# Paul "The Polar Bear" Varelans



## Rush (Jun 18, 2006)

What ever happened to him? 6'8 300 pounds it says his last fight was in 1998 in a different organization and his last fight with the UFC was at UFC 8. He is 4-2 in UFC and has made it to the tournament finals once against Marco Ruas. His other loss was to Tank Abbott when Abbott was at the top of his game. Paul Varelans used to be psycho some of his most vicious knockouts were against Gerry Harris and Cal Worsham. Here is his history of fights:



> Win D.ick Vrij KO Rings Holland-The King of Rings 2/8/1998 2 0:30
> Loss Nick Nutter TKO (Cut) WVC 5-World Vale Tudo Championship 5 2/3/1998 1 3:42
> Win Waldir dos Anjos Submission (Punches) WVC 5-World Vale Tudo Championship 5 2/3/1998 1 2:36
> Loss Carlos Barreto TKO (Strikes) Brazil Open-'97 6/15/1997 1 2:33
> ...


----------



## CTFlyingKnee (Jul 5, 2006)

sadly Paul will only be remembered for getting treatment from Tank back in his prime


----------



## AxL (Jul 27, 2006)

actually I remember Paul for being the big slow guy that marco ruas chopped down, one leg kick at a time.
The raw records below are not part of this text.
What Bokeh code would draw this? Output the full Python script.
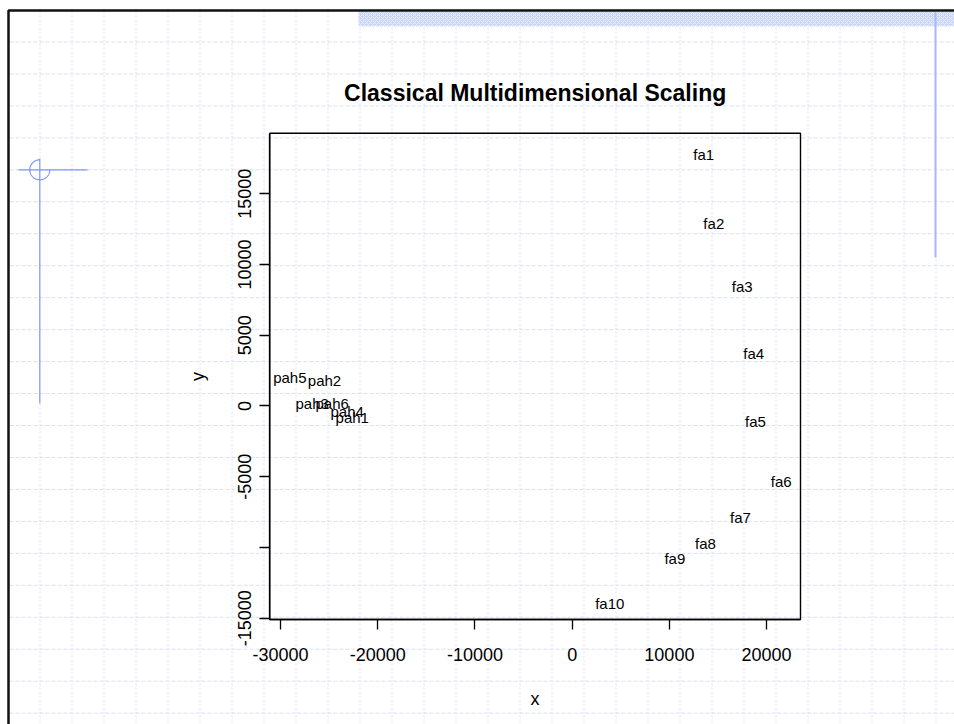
import math

from bokeh.core.properties import value
from bokeh.embed import file_html
from bokeh.models import FixedTicker, LinearAxis, Range1d
from bokeh.plotting import figure
from bokeh.resources import INLINE

# Classical MDS coordinates of the samples
names = ["fa1", "fa2", "fa3", "fa4", "fa5", "fa6", "fa7", "fa8", "fa9", "fa10",
         "pah1", "pah2", "pah3", "pah4", "pah5", "pah6"]
mds_x = [13540, 14570, 17490, 18680, 18860, 21500, 17310, 13710, 10560, 3870,
         -22630, -25480, -26750, -23150, -29050, -24690]
mds_y = [17770, 12880, 8450, 3730, -1070, -5310, -7860, -9740, -10800, -13980,
         -830, 1800, 200, -390, 1990, 160]

X_TICKS = [-30000, -20000, -10000, 0, 10000, 20000]
X_TICK_LABELS = ["-30000", "-20000", "-10000", "0", "10000", "20000"]
Y_TICKS = [-15000, -10000, -5000, 0, 5000, 10000, 15000]
Y_TICK_LABELS = ["-15000", "", "-5000", "0", "5000", "10000", "15000"]

TITLE = "Classical Multidimensional Scaling"
X_LABEL = "x"
Y_LABEL = "y"

# data limits of the plotting box
X_LIM = (-31110, 23490)
Y_LIM = (-15090, 19280)

# page geometry (pixels)
W, H = 954, 724
BOX_L, BOX_R, BOX_T, BOX_B = 269.3, 800.0, 132.7, 619.0

FONT = "Liberation Sans"

# data ranges spanning the whole canvas so the box lands where it should
sx = (BOX_R - BOX_L) / (X_LIM[1] - X_LIM[0])
sy = (BOX_B - BOX_T) / (Y_LIM[1] - Y_LIM[0])
x_start = X_LIM[0] - BOX_L / sx
x_end = X_LIM[1] + (W - BOX_R) / sx
y_end = Y_LIM[1] + BOX_T / sy
y_start = Y_LIM[0] - (H - BOX_B) / sy

p = figure(width=W, height=H,
           x_range=Range1d(x_start, x_end), y_range=Range1d(y_start, y_end),
           x_axis_location=None, y_axis_location=None,
           toolbar_location=None, output_backend="svg",
           min_border=0, outline_line_color=None,
           background_fill_color="white", border_fill_color="white")
p.grid.visible = False

# pixel ranges for the page decoration
p.extra_x_ranges = {"px": Range1d(0, W)}
p.extra_y_ranges = {"py": Range1d(H, 0)}
PX = dict(x_range_name="px", y_range_name="py")

# dashed background grid of the page
vx = [39.5 + 32.0 * k for k in range(29)]
p.segment(x0=vx, y0=[11] * len(vx), x1=vx, y1=[H] * len(vx),
          line_color="#dde1f8", line_width=1, line_dash="2 2", **PX)
hy = [41.5 + 31.96 * k for k in range(22)]
p.segment(x0=[9] * len(hy), y0=hy, x1=[W] * len(hy), y1=hy,
          line_color="#dadff7", line_width=1, line_dash="4 2", **PX)

# patterned band along the top edge
p.quad(left=[358], right=[W], top=[11.5], bottom=[25.7],
       fill_color="#cbd6f6", line_color=None,
       hatch_pattern="diagonal_cross", hatch_color="#e6ecfc",
       hatch_scale=4, hatch_weight=1, **PX)

# page border
p.line(x=[8, 8, W], y=[H, 10, 10], line_color="#111111", line_width=2.5, **PX)

# blue ornaments
p.line(x=[935, 935], y=[12, 257], line_color="#a9b9f5", line_width=2, **PX)
p.line(x=[39.3, 39.3], y=[158, 403], line_color="#7f98f0", line_width=1.2, **PX)
p.line(x=[18, 87], y=[169.3, 169.3], line_color="#7f98f0", line_width=1.2, **PX)
ang = [math.radians(90 + 2.5 * i) for i in range(109)]
p.line(x=[39.3 + 10 * math.cos(a) for a in ang],
       y=[169.3 - 10 * math.sin(a) for a in ang],
       line_color="#7f98f0", line_width=1.2, **PX)

# plotting box
p.quad(left=[X_LIM[0]], right=[X_LIM[1]], bottom=[Y_LIM[0]], top=[Y_LIM[1]],
       fill_color=None, line_color="black", line_width=1.4)

# sample labels at their MDS positions
p.text(x=mds_x, y=mds_y, text=names, text_align="center", text_baseline="middle",
       text_font=value(FONT), text_font_size="15px", text_color="black")

# title
p.text(x=[(BOX_L + BOX_R) / 2], y=[92], text=[TITLE], text_align="center",
       text_baseline="alphabetic", text_font=value(FONT), text_font_size="23px",
       text_font_style="bold", text_color="black", **PX)


def style_axis(ax):
    ax.axis_line_color = "black"
    ax.axis_line_width = 1.3
    ax.major_tick_line_color = "black"
    ax.major_tick_line_width = 1.3
    ax.major_tick_in = 0
    ax.major_tick_out = 10
    ax.minor_tick_line_color = None
    ax.major_label_text_font = FONT
    ax.major_label_text_font_size = "18px"
    ax.major_label_text_color = "black"
    ax.axis_label_text_font = FONT
    ax.axis_label_text_font_size = "18px"
    ax.axis_label_text_font_style = "normal"
    ax.axis_label_text_color = "black"


# axes run along the whole box edge so their titles centre on the box
xaxis = LinearAxis(fixed_location=Y_LIM[0], ticker=FixedTicker(ticks=X_TICKS),
                   bounds=X_LIM, axis_label=X_LABEL,
                   major_label_overrides=dict(zip(X_TICKS, X_TICK_LABELS)))
style_axis(xaxis)
xaxis.major_label_standoff = 18
xaxis.axis_label_standoff = 25
p.add_layout(xaxis, "below")

yaxis = LinearAxis(fixed_location=X_LIM[0], ticker=FixedTicker(ticks=Y_TICKS),
                   bounds=Y_LIM, axis_label=Y_LABEL,
                   major_label_overrides=dict(zip(Y_TICKS, Y_TICK_LABELS)),
                   major_label_orientation="vertical")
style_axis(yaxis)
yaxis.major_label_standoff = 9
yaxis.axis_label_standoff = 27
p.add_layout(yaxis, "left")

open("out.html", "w").write(file_html(p, INLINE))
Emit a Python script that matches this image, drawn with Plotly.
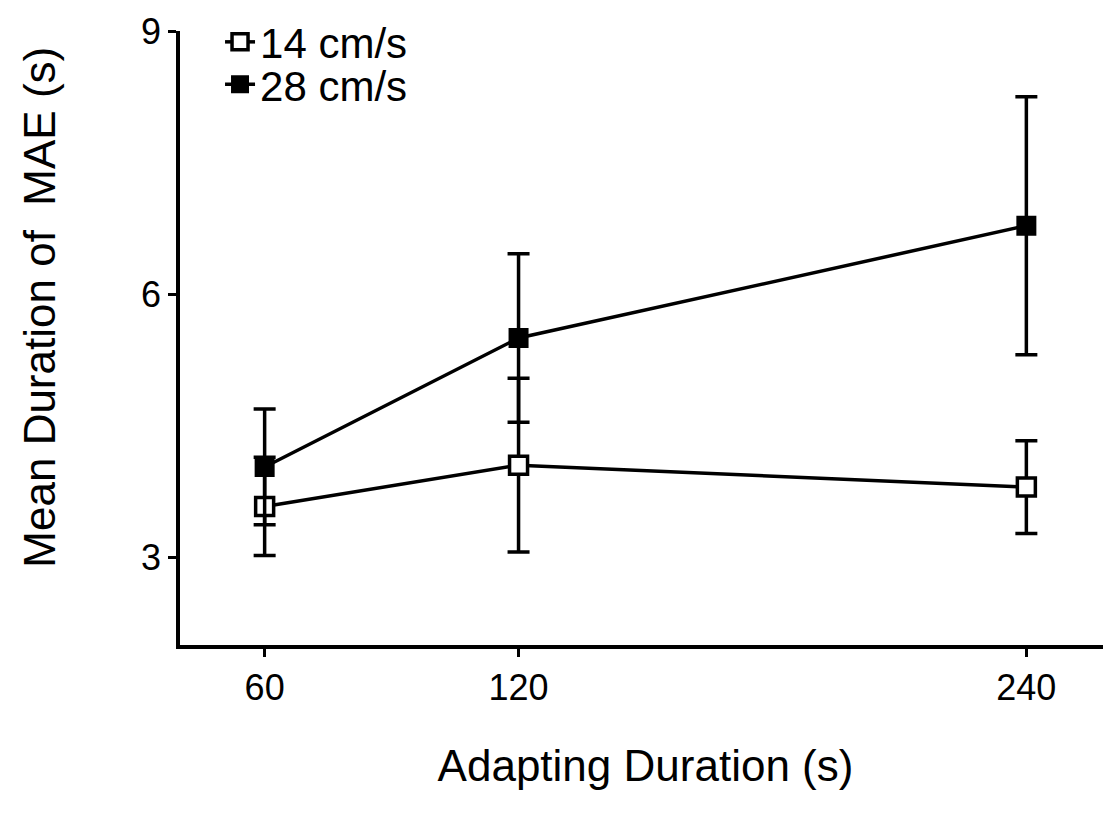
import plotly.graph_objects as go

adapting = [60, 120, 240]
mae_14 = [3.58, 4.05, 3.80]
err_14 = [0.56, 0.99, 0.53]
mae_28 = [4.03, 5.50, 6.78]
err_28 = [0.66, 0.96, 1.47]

x_ticks = [60, 120, 240]
y_ticks = [3, 6, 9]

FONT = "Liberation Sans, Arial, sans-serif"

fig = go.Figure()
fig.add_trace(go.Scatter(
    x=adapting, y=mae_14, name="14 cm/s", mode="lines+markers", legend="legend",
    line=dict(color="black", width=3.5),
    marker=dict(symbol="square", size=18, color="white", line=dict(color="black", width=3.5)),
    error_y=dict(type="data", array=err_14, visible=True, color="black", thickness=3.5, width=11),
))
fig.add_trace(go.Scatter(
    x=adapting, y=mae_28, name="28 cm/s", mode="lines+markers", legend="legend2",
    line=dict(color="black", width=3.5),
    marker=dict(symbol="square", size=18, color="black", line=dict(color="black", width=2)),
    error_y=dict(type="data", array=err_28, visible=True, color="black", thickness=3.5, width=11),
))

leg_common = dict(xanchor="left", yanchor="middle", font=dict(size=42, family=FONT, color="black"),
                  bgcolor="rgba(0,0,0,0)", itemwidth=30)

fig.update_layout(
    width=1103, height=812,
    margin=dict(l=172, r=0, t=20, b=175),
    paper_bgcolor="white", plot_bgcolor="white",
    font=dict(family=FONT, color="black", size=36),
    showlegend=True,
    legend=dict(x=0.043, y=0.982, **leg_common),
    legend2=dict(x=0.043, y=0.913, **leg_common),
    xaxis=dict(range=[40, 260], tickvals=x_ticks, ticktext=[str(v) for v in x_ticks],
               showline=True, linecolor="black", linewidth=3.5, showgrid=False, zeroline=False,
               ticks="outside", ticklen=8, tickwidth=2.5, tickcolor="black",
               tickfont=dict(size=36), title=dict(text="Adapting Duration (s)", font=dict(size=44), standoff=44)),
    yaxis=dict(range=[2, 9], tickvals=y_ticks, ticktext=[str(v) for v in y_ticks],
               showline=True, linecolor="black", linewidth=3.5, showgrid=False, zeroline=False,
               ticks="outside", ticklen=8, tickwidth=2.5, tickcolor="black",
               tickfont=dict(size=36)),
    annotations=[dict(text="Mean Duration of\u00a0 MAE (s)", textangle=-90, showarrow=False,
                      xref="paper", yref="paper", x=-0.1504, y=0.551,
                      xanchor="center", yanchor="middle", font=dict(size=44, family=FONT, color="black"))],
)

fig.write_html("out.html")
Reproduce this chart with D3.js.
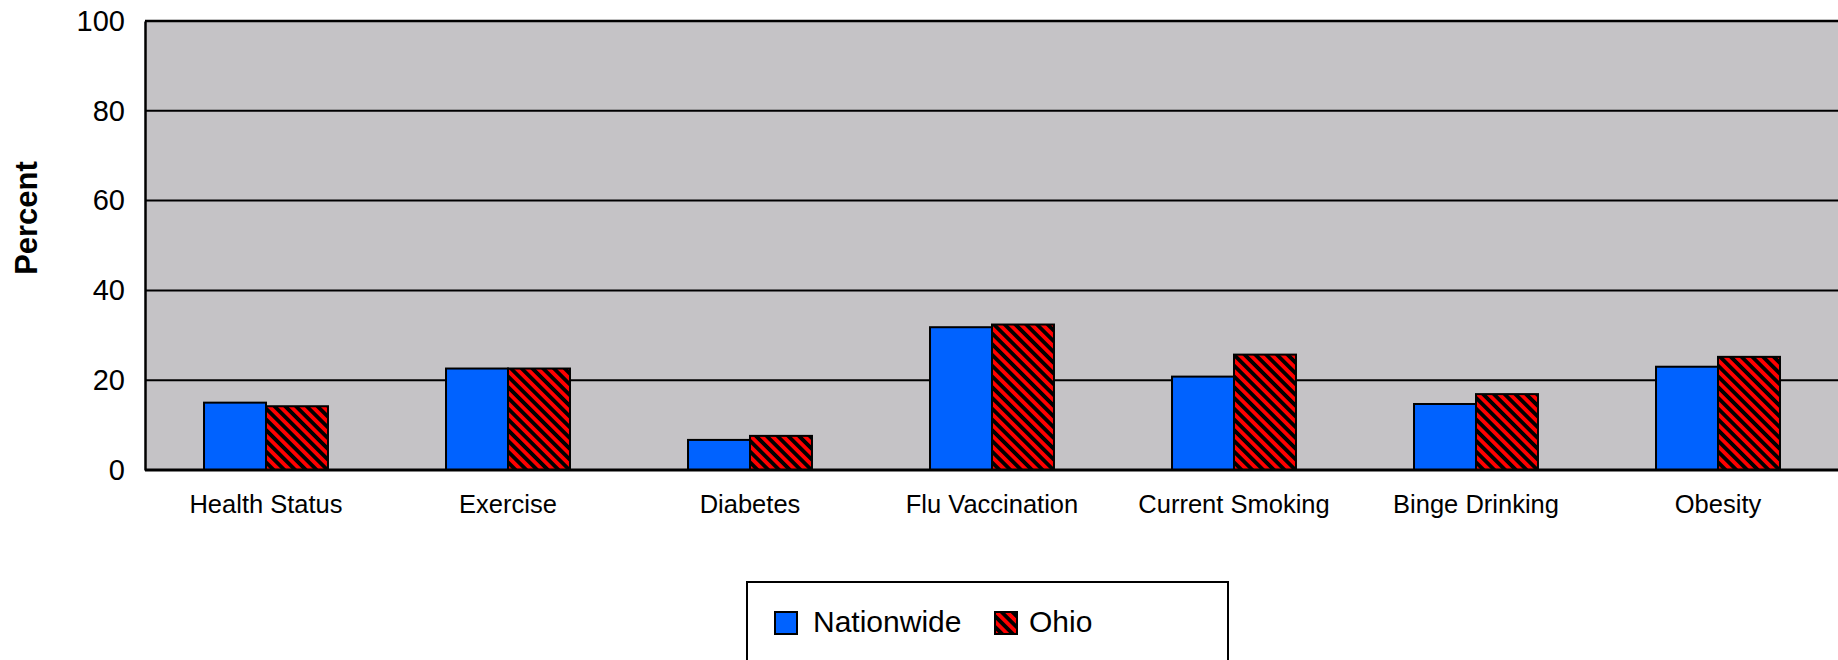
<!DOCTYPE html>
<html>
<head>
<meta charset="utf-8">
<script src="https://cdn.jsdelivr.net/npm/d3@7"></script>
<style>
  html, body { margin: 0; padding: 0; background: #ffffff; }
  svg { display: block; }
  text { font-family: Arial, "Liberation Sans", sans-serif; fill: #000; }
</style>
</head>
<body>
<svg id="chart" width="1838" height="660"></svg>
<script>
const categories = ["Health Status", "Exercise", "Diabetes", "Flu Vaccination", "Current Smoking", "Binge Drinking", "Obesity"];
const seriesNames = ["Nationwide", "Ohio"];
const nationwide = [15.0, 22.6, 6.7, 31.8, 20.8, 14.7, 23.0];
const ohio = [14.2, 22.6, 7.6, 32.4, 25.7, 16.9, 25.2];
const yTicks = [0, 20, 40, 60, 80, 100];

(function () {
const plotL = 145, plotR = 1839, plotT = 21, plotB = 470;

const svg = d3.select("#chart");
const defs = svg.append("defs");
const pat = defs.append("pattern")
  .attr("id", "hatch")
  .attr("patternUnits", "userSpaceOnUse")
  .attr("width", 7.6).attr("height", 7.6)
  .attr("patternTransform", "rotate(-45)");
pat.append("rect").attr("width", 7.6).attr("height", 7.6).attr("fill", "#ff0000");
pat.append("rect").attr("width", 3.8).attr("height", 7.6).attr("fill", "#000000");

const colors = { "Nationwide": "#0062ff", "Ohio": "url(#hatch)" };

const x0 = d3.scaleBand().domain(categories).range([plotL, plotR]).paddingInner(0).paddingOuter(0);
const x1 = d3.scaleBand().domain(seriesNames).range([0, x0.bandwidth()]).paddingInner(0).paddingOuter(0.952);
const y = d3.scaleLinear().domain([0, 100]).range([plotB, plotT]);

// plot background
svg.append("rect")
  .attr("x", plotL).attr("y", plotT)
  .attr("width", plotR - plotL).attr("height", plotB - plotT)
  .attr("fill", "#c5c3c6");

// gridlines
svg.append("g").selectAll("line")
  .data(yTicks.filter(d => d > 0 && d < 100))
  .join("line")
  .attr("x1", plotL).attr("x2", plotR)
  .attr("y1", d => y(d)).attr("y2", d => y(d))
  .attr("stroke", "#000").attr("stroke-width", 2);

// top border
svg.append("line")
  .attr("x1", plotL).attr("x2", plotR)
  .attr("y1", y(100)).attr("y2", y(100))
  .attr("stroke", "#000").attr("stroke-width", 2.5);

// bars
const rows = categories.map((c, i) => ({ cat: c, vals: [
  { s: "Nationwide", v: nationwide[i] },
  { s: "Ohio", v: ohio[i] }
]}));

svg.append("g").selectAll("g")
  .data(rows)
  .join("g")
  .attr("transform", d => `translate(${x0(d.cat)},0)`)
  .selectAll("rect")
  .data(d => d.vals)
  .join("rect")
  .attr("x", d => x1(d.s))
  .attr("width", x1.bandwidth())
  .attr("y", d => y(d.v))
  .attr("height", d => y(0) - y(d.v))
  .attr("fill", d => colors[d.s])
  .attr("stroke", "#000")
  .attr("stroke-width", 2);

// y axis
const yAxis = svg.append("g")
  .attr("transform", `translate(${plotL},0)`)
  .call(d3.axisLeft(y).tickValues(yTicks).tickSize(0).tickPadding(20).tickFormat(d3.format("d")));
yAxis.select(".domain").attr("stroke", "#000").attr("stroke-width", 2.5);
yAxis.selectAll("text").style("font-size", "29px").attr("font-family", "Arial, 'Liberation Sans', sans-serif");

// x axis
const xAxis = svg.append("g")
  .attr("transform", `translate(0,${plotB})`)
  .call(d3.axisBottom(x0).tickSize(0).tickPadding(25));
xAxis.select(".domain").remove();
xAxis.selectAll("text").style("font-size", "25.5px").attr("font-family", "Arial, 'Liberation Sans', sans-serif");

// baseline
svg.append("line")
  .attr("x1", plotL).attr("x2", plotR)
  .attr("y1", y(0)).attr("y2", y(0))
  .attr("stroke", "#000").attr("stroke-width", 3);

// y title
svg.append("text")
  .attr("transform", `translate(37,218) rotate(-90)`)
  .attr("text-anchor", "middle")
  .style("font-size", "31px")
  .style("font-weight", "bold")
  .text("Percent");

// legend
const lg = svg.append("g");
lg.append("rect")
  .attr("x", 747).attr("y", 582)
  .attr("width", 481).attr("height", 120)
  .attr("fill", "#fff").attr("stroke", "#000").attr("stroke-width", 2);

const legendItems = [
  { s: "Nationwide", sx: 775, tx: 813 },
  { s: "Ohio", sx: 995, tx: 1029 }
];
const li = lg.selectAll("g.item").data(legendItems).join("g").attr("class", "item");
li.append("rect")
  .attr("x", d => d.sx).attr("y", 612)
  .attr("width", 22).attr("height", 22)
  .attr("fill", d => colors[d.s])
  .attr("stroke", "#000").attr("stroke-width", 2);
li.append("text")
  .attr("x", d => d.tx).attr("y", 632)
  .style("font-size", "30px")
  .text(d => d.s);
})();
</script>
</body>
</html>
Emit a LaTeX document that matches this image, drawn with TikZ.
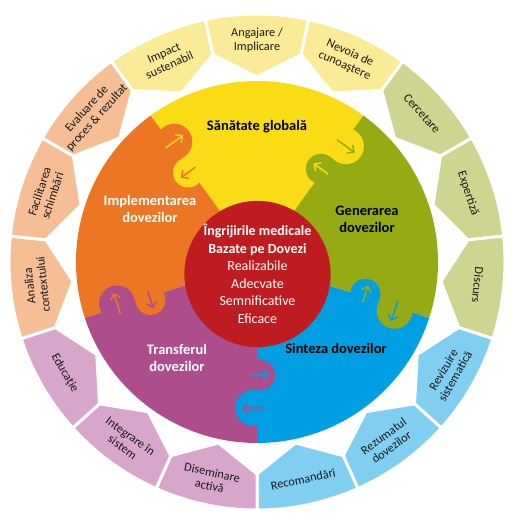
\documentclass[tikz,border=0pt]{standalone}
\usepackage{fontspec}
\setmainfont{Carlito}
\usetikzlibrary{arrows.meta}

\definecolor{ringyellow}{RGB}{250,236,150}
\definecolor{ringgreen}{RGB}{205,213,145}
\definecolor{ringblue}{RGB}{128,206,240}
\definecolor{ringpink}{RGB}{216,166,202}
\definecolor{ringpeach}{RGB}{245,190,148}
\definecolor{puzyellow}{RGB}{249,219,22}
\definecolor{puzgreen}{RGB}{150,170,20}
\definecolor{puzblue}{RGB}{0,159,227}
\definecolor{puzpurple}{RGB}{173,77,139}
\definecolor{puzorange}{RGB}{236,118,36}
\definecolor{corered}{RGB}{190,28,32}

\tikzset{
    ringseg/.style={
        draw=white,
        line width=3pt,
        line join=round,
    },
    ringtext/.style={
        align=center,
        text=black!90,
        font=\fontsize{12.3}{13.5}\selectfont,
    },
    sectortext/.style={
        align=center,
        font=\fontsize{14.5}{17}\selectfont\bfseries,
    },
    knobarrow/.style={
        -{Straight Barb[length=5pt,width=10pt]},
        line width=1.5pt,
    },
    redcore/.style={
        circle,
        fill=corered,
        text=white,
        align=center,
        inner sep=0pt,
        minimum size=142pt,
        font=\fontsize{14}{17.5}\selectfont,
    },
}

% angle, colour, text, rotation, name
\newcommand{\ringsegment}[5]{%
    \path[ringseg, fill=#2] ({#1-12}:248) arc[start angle={#1-12}, end angle={#1+12}, radius=248]
        -- ({#1+12}:212) -- (#1:185) -- ({#1-12}:212) -- cycle;
    \node[ringtext, rotate=#4] (#5) at (#1:222) {#3};
}

% boundary angle, outer knob colour, inner knob colour
\newcommand{\puzzleknob}[3]{%
    \fill[#2] ({#1-1.5}:146) circle[radius=18];
    \fill[#3] ({#1+1.6}:113) circle[radius=15];
    \draw[knobarrow, #3] ({#1-1.5}:146) ++({#1+90}:11) -- ++({#1-90}:22);
    \draw[knobarrow, #2] ({#1+1.6}:113) ++({#1-90}:9) -- ++({#1+90}:18);
}

\begin{document}
\begin{tikzpicture}[x=1pt, y=1pt]
    \useasboundingbox (-257,-254) rectangle (255,262);

    % outer ring
    \ringsegment{114}{ringyellow}{Impact\\sustenabil}{24}{impact}
    \ringsegment{90}{ringyellow}{Angajare /\\Implicare}{0}{angajare}
    \ringsegment{66}{ringyellow}{Nevoia de\\cunoaştere}{-24}{nevoia}
    \ringsegment{42}{ringgreen}{Cercetare}{-48}{cercetare}
    \ringsegment{18}{ringgreen}{Expertiză}{-72}{expertiza}
    \ringsegment{-6}{ringgreen}{Discurs}{-96}{discurs}
    \ringsegment{-30}{ringblue}{Revizuire\\sistematică}{60}{revizuire}
    \ringsegment{-54}{ringblue}{Rezumatul\\dovezilor}{36}{rezumatul}
    \ringsegment{-78}{ringblue}{Recomandări}{12}{recomandari}
    \ringsegment{-102}{ringpink}{Diseminare\\activă}{-12}{diseminare}
    \ringsegment{-126}{ringpink}{Integrare în\\sistem}{-36}{integrare}
    \ringsegment{-150}{ringpink}{Educaţie}{-60}{educatie}
    \ringsegment{186}{ringpeach}{Analiza\\contextului}{96}{analiza}
    \ringsegment{162}{ringpeach}{Facilitarea\\schimbări}{72}{facilitarea}
    \ringsegment{138}{ringpeach}{Evaluare de\\proces \& rezultat}{48}{evaluare}

    % puzzle sectors
    \fill[puzyellow] (0,0) -- (54:181) arc[start angle=54, end angle=126, radius=181] -- cycle;
    \fill[puzorange] (0,0) -- (126:181) arc[start angle=126, end angle=198, radius=181] -- cycle;
    \fill[puzpurple] (0,0) -- (198:181) arc[start angle=198, end angle=270, radius=181] -- cycle;
    \fill[puzblue] (0,0) -- (270:181) arc[start angle=270, end angle=342, radius=181] -- cycle;
    \fill[puzgreen] (0,0) -- (342:181) arc[start angle=342, end angle=414, radius=181] -- cycle;

    \puzzleknob{54}{puzyellow}{puzgreen}
    \puzzleknob{126}{puzorange}{puzyellow}
    \puzzleknob{198}{puzpurple}{puzorange}
    \puzzleknob{270}{puzblue}{puzpurple}
    \puzzleknob{342}{puzgreen}{puzblue}

    \node[sectortext] (sanatate) at (0,135) {Sănătate globală};
    \node[sectortext, text=white] (implementarea) at (-107,53) {Implementarea\\dovezilor};
    \node[sectortext] (generarea) at (110,43) {Generarea\\dovezilor};
    \node[sectortext] (sinteza) at (79,-86) {Sinteza dovezilor};
    \node[sectortext, text=white] (transferul) at (-80,-96) {Transferul\\dovezilor};

    % centre
    \node[redcore] (core) at (0.5,-12) {\textbf{Îngrijirile medicale}\\\textbf{Bazate pe Dovezi}\\Realizabile\\Adecvate\\Semnificative\\Eficace};
\end{tikzpicture}
\end{document}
It got to where it looked like varlens just wanted to sit down because his legs were so pounded out.


----------



## Big_Badi_Rabadi (Jun 26, 2006)

AxL said:


> actually I remember Paul for being the big slow guy that marco ruas chopped down, one leg kick at a time. It got to where it looked like varlens just wanted to sit down because his legs were so pounded out.


Yeah Varlens sucks. . .


----------



## jdun11 (Apr 23, 2006)

Can You Say Waste Of Size!!!


----------



## smash (Jun 22, 2006)

Mark Kerr's gnp on Varlens was brutal.


----------